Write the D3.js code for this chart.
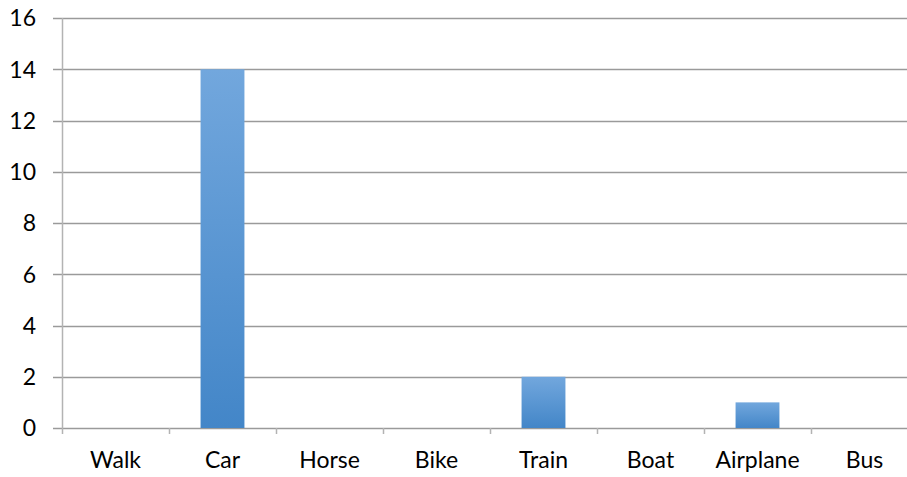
<!DOCTYPE html>
<html>
<head>
<meta charset="utf-8">
<script src="https://cdn.jsdelivr.net/npm/d3@7"></script>
<style>
  html, body { margin: 0; padding: 0; background: #fff; overflow: hidden; }
  text { font-family: Lato, "Open Sans", sans-serif; fill: #000; }
</style>
</head>
<body>
<svg id="chart" width="907" height="477"></svg>
<script>
const categories = ["Walk", "Car", "Horse", "Bike", "Train", "Boat", "Airplane", "Bus"];
const values = [0, 14, 0, 0, 2, 0, 1, 0];
const yTicks = [0, 2, 4, 6, 8, 10, 12, 14, 16];

const svg = d3.select("#chart");
const plotLeft = 62, plotRight = 918, plotTop = 18, plotBottom = 428;

const x = d3.scaleBand().domain(categories).range([plotLeft, plotRight]).padding(0);
const y = d3.scaleLinear().domain([0, 16]).range([plotBottom, plotTop]);

const defs = svg.append("defs");
const grad = defs.append("linearGradient").attr("id", "barGrad")
  .attr("x1", 0).attr("y1", 0).attr("x2", 0).attr("y2", 1);
grad.append("stop").attr("offset", "0%").attr("stop-color", "#72a7dd");
grad.append("stop").attr("offset", "100%").attr("stop-color", "#4386c8");

// gridlines
svg.append("g").selectAll("line").data(yTicks).join("line")
  .attr("x1", 53).attr("x2", 907)
  .attr("y1", d => Math.round(y(d)) + 0.5).attr("y2", d => Math.round(y(d)) + 0.5)
  .attr("stroke", "#9a9a9a").attr("stroke-width", 1.3);

// y-axis line
svg.append("line").attr("x1", plotLeft + 0.5).attr("x2", plotLeft + 0.5)
  .attr("y1", plotTop).attr("y2", plotBottom + 6)
  .attr("stroke", "#b3b3b3").attr("stroke-width", 1.5);

// category tick marks (boundaries)
const bounds = categories.slice(1).map(c => x(c));
svg.append("g").selectAll("line").data(bounds).join("line")
  .attr("x1", d => Math.round(d) + 0.5).attr("x2", d => Math.round(d) + 0.5)
  .attr("y1", plotBottom).attr("y2", plotBottom + 6)
  .attr("stroke", "#b3b3b3").attr("stroke-width", 1.5);

// bars
const barW = x.bandwidth() * 0.41;
svg.append("g").selectAll("rect").data(categories.map((c, i) => ({c, v: values[i]})).filter(d => d.v > 0))
  .join("rect")
  .attr("x", d => x(d.c) + (x.bandwidth() - barW) / 2)
  .attr("width", barW)
  .attr("y", d => y(d.v))
  .attr("height", d => y(0) - y(d.v))
  .attr("fill", "url(#barGrad)");

// y labels
svg.append("g").selectAll("text").data(yTicks).join("text")
  .attr("x", 36).attr("y", d => y(d))
  .attr("dy", "0.36em")
  .attr("text-anchor", "end")
  .attr("font-size", 23)
  .text(d => d);

// x labels
svg.append("g").selectAll("text").data(categories).join("text")
  .attr("x", d => x(d) + x.bandwidth() / 2)
  .attr("y", 468)
  .attr("text-anchor", "middle")
  .attr("font-size", 23)
  .text(d => d);
</script>
</body>
</html>
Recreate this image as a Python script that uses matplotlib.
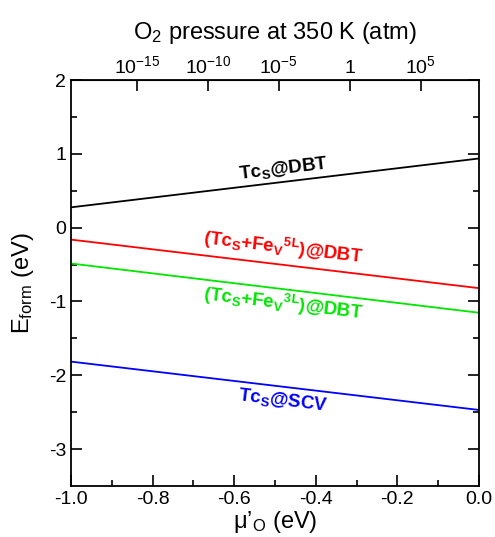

» PROBLEM DESCRIPTION: Read the entries and show each line that mentions "this".

» RESPONSE TO THE EXERCISE:
Write the D3.js code for this chart.
Recreate this image as a Python script that uses matplotlib.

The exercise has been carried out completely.